Malaysia's former prime minister Mahathir Mohamad. Photo: Reuters

Pejuang’s other motivation in the Slim by-election was to test how far it could go alone without joining PN or PH and it got its answer. Even as Pejuang is headed by the seemingly unstoppable 95-year-old Mahathir, it does need PH parties Amanah, PKR and DAP to help run its campaign, especially their activists from adjacent seats of Behrang, and Sungkai, which belong to Amanah and DAP respectively.

Unresolved tensions between Mahathir and Anwar resulted in PKRs lacklustre involvement throughout the campaign.

Some Malays continue to reject Mahathir’s association with PH because they see the DAP, a Chinese-dominant multiracial party in the coalition, as undermining their religious and cultural rights.

Pejuang needs to convince this group that these perception is untrue. Moreover, Mahathir needs to shed perceptions that he is dividing the Malays.

Umno has regained the trust of voters, especially Malays.

Pro-government newspapers have played up the defeat as a sign of the times, and the end of the Mahathir era.

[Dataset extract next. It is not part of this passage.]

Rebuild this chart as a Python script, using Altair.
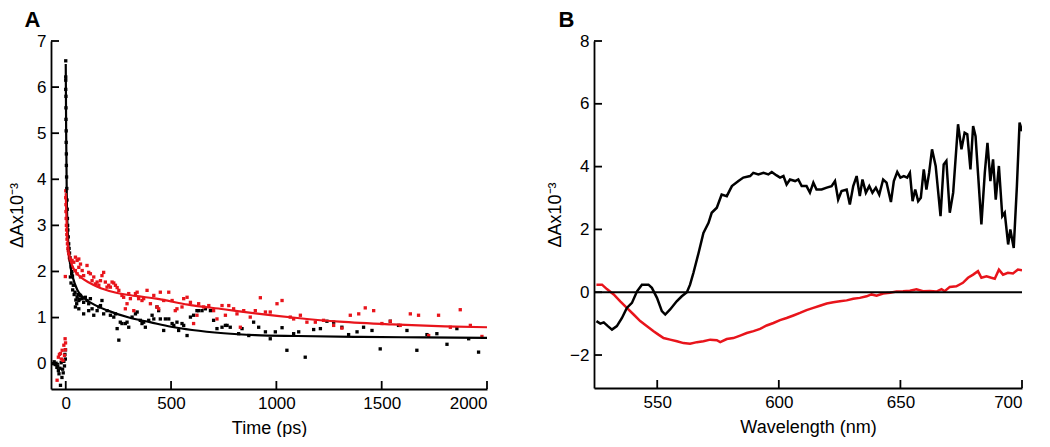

But what the outcome actually suggests is that PN, especially Bersatu, is not on secure footing.

It also proves that Umno has regained the trust of voters, especially Malays and that its collaboration with PAS has been successful.

Other by-election results such as Tanjung Piai, Rantau, Cameron Highlands and Chini have reinforced the value of the Umno-PAS tie-up.

Umno may now be more confident about regaining seats lost to Bersatu during the 2018 election and defections.

A woman displays Malaysian flags in Slim River. Photo: Reuters

Desperate to boost its membership numbers, Bersatu has now mooted opening up the party to non-Malays, which can be a miscalculation leading to more defections to Pejuang.

If a snap poll is called, this will work towards Umno’s advantage. In fact, the only factor that can hold back Umno’s revival is if more Umno leaders, such as former leader Najib Razak, are found guilty in corruption charges they are facing.

Norshahril Saat is Senior Fellow at ISEAS-Yusof Ishak Institute. He is Co-coordinator of the Indonesia Studies Programme, and member of the Malaysia Studies Programme.